Saya jadi mengerti mengapa murid-murid saya bisa senang belajar di kelas ketika saya mencoba teknik mengajar baru dalam pembelajaran. Asyik dan ingin terus menikmati. Itulah yang saya dapat ketika "bersekolah" di Kompasiana. Saya menyerap aneka ilmu tulis menulis dengan sepenuh hati, nyaman, dan tentunya bahagia karena mendapatkan hal baru.
2. Asyiknya Tulisan Kita Dibaca
Sebelum menulis di Kompasiana, saya sebenarnya sudah menulis di Blog Multiply. Meski hanya blog pribadi, jujur saya ingin tulisan saya dibaca. Maka dari itu, saya biasanya membagi tautan tulisan saya kepada milis dan email rekan-rekan saya.

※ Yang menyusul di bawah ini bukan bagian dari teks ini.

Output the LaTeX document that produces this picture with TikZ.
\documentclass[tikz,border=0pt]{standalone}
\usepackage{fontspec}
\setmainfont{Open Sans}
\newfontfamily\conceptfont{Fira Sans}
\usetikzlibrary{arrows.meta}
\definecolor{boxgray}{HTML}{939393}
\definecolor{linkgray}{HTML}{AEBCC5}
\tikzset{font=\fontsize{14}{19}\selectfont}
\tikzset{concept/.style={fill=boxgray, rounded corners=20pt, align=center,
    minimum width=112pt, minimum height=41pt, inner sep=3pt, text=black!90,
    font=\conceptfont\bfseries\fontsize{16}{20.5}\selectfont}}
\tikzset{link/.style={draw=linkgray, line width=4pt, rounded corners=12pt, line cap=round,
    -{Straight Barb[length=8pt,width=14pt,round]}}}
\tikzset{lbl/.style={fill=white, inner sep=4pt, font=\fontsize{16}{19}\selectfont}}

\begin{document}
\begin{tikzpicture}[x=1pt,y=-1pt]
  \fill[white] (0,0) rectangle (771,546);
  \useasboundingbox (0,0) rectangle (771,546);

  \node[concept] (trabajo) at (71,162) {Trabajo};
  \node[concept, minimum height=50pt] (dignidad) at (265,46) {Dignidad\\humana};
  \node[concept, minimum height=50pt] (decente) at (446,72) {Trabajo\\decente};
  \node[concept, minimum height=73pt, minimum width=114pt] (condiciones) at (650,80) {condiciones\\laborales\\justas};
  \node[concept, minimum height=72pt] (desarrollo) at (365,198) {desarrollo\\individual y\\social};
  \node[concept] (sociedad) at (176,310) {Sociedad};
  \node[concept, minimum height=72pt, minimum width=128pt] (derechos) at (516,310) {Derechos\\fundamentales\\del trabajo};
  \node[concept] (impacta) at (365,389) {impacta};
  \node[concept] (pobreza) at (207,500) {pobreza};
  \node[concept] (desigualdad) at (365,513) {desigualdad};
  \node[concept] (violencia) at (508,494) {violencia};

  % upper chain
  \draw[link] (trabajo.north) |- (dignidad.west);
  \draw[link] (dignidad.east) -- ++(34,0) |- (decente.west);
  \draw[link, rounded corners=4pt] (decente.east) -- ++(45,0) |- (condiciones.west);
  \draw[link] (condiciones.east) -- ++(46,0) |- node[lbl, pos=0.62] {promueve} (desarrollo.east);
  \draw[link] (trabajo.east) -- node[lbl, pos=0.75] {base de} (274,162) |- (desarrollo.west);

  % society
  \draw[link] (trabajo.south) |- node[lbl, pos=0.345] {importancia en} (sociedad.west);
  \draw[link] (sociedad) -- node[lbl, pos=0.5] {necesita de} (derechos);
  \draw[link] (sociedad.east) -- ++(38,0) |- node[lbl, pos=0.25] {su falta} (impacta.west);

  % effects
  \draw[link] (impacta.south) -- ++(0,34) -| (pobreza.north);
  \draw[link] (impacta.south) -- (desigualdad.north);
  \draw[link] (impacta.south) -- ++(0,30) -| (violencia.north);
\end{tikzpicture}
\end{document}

Namun, bukan apresiasi yang saya dapat melainkan keluhan kalau tautan tulisan saya sangat mengganggu. Saya sadar mungkin tulisan saya belum bisa terapresiasi dengan baik dan saya hanya mencoba bagaimana cara yang efektif untuk mempromosikan tulisan saya. Mengingat, saat itu jejaring sosial dan aneka aplikasi telepon pintar belum semarak sekarang.
Ketika saya pertama kali menulis di Kompasiana, tulisan pertama saya dibaca oleh sekitar 200 orang. Sungguh, apresiasi yang sangat tinggi bagi saya mengingat tulisan pertama saya adalah hal remeh temeh berupa pengalaman saat salah naik kereta yang berakhir tragis (bisa dibaca di sini). Saya jadi semakin asyik menulis artikel-artikel baru dan berpikir bahwa jika tulisan remeh temeh saya saja benar-benar dihargai di Kompasiana, apalagi kalau tulisan yang lebih berbobot. Sejak itu, saya memantapkan dalam hati bahwa saya akan terus berusaha membagi apa yang saya punya sambil belajar menulis di Kompasiana.

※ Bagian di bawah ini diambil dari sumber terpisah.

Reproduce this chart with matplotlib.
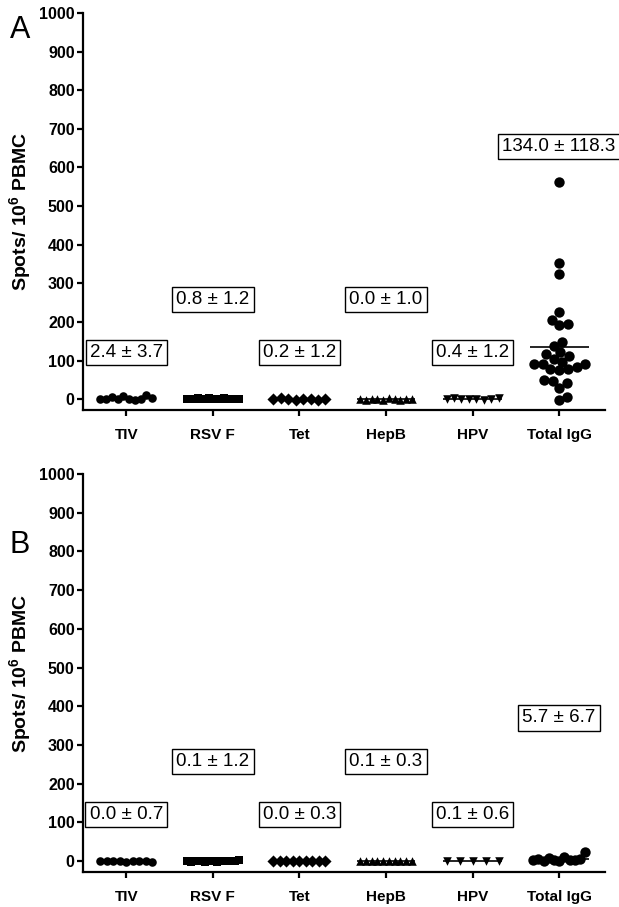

3. Asyiknya Mendapat Teman Baru
Sebagai tipe pribadi yang cenderung introvret, saya cukup kesulitan dalam menjalin hubungan dengan orang lain, terutama pertemanan. Hanya teman yang paling dekat saja yang benar-benar akrab dengan saya. Dengan bergabung di Kompasiana, saya benar-benar belajar menjalin pertemanan, bahkan juga persahabatan dan saudara. Yang membuat kenangan saya tak terlupakan adalah banyak diantara teman yang saya anggap saudara tapi saya tak tahu wajah aslinya.
Ya, banyak Kompasianer yang memang menyembunyikan identitasnya. Saya rasa itu hak mereka. Walaupun saya tak tahu bagaimana wajah asli mereka, entah kenapa saya benar-benar merasa dekat. Saya merasa punya teman baru yang mendukung saya untuk terus menulis dan membagikan apa yang saya punya. Salah satu teman misterius saya adalah Mbak Mou Soul. Teman saya ini bahkan sering meminta izin untuk menyalin dan menyebarkan artikel saya berserta tautannya. Sungguh, saat saya dimintai izin seperti itu saya sangat senang. Satu hal lagi, yang membuat Mbak Mou Soul berkesan dalam perjalanan saya di Kompasiana adalah artikel terakhirnya sebelum beliau vakum adalah tulisan khusus untuk membalas artikel saya. Dari artikel itu, saya mendapat informasi sepele namun penting, yakni penggunaan akhiran Je sebagai penutup ujaran orang-orang Jogja dalam percakapan sehari-hari.
4. Asyiknya Adu Argumen dan Artikel
Sebagai jurnalisme warga, perbedaan pendapat pasti terjadi. Silang pendapat yang berujung komentar pedas juga sering saya saksikan di rumah bersama ini. Beberapa diantaranya bahkan pernah akan berujung ke meja hijau. Tak perlu saya ceritakan pada kisah mana adu argumen dan akhirnya adu artikel itu terjadi. Yang pasti, dari keriuhan tersebut saya hanya bisa belajar untuk menahan diri dalam berekspresi di dunia maya.
Ada kalanya kita harus bisa dengan cerdas memilah kapan kita harus diam, balas berkomentar, hingga jika benar-benar apa yang kita ketahui adalah sebuah kebenaran untuk diketahui banyak orang, maka kita harus menuliskan ke dalam sebuah artikel. Semua proses demokrasi itu benar-benar diwadahi oleh Kompasiana. Inilah yang sering saya sebut Kompasiana merupakan Indonesia mini karena banyaknya isi kepala yang berbeda namun bernaung di tempat yang sama.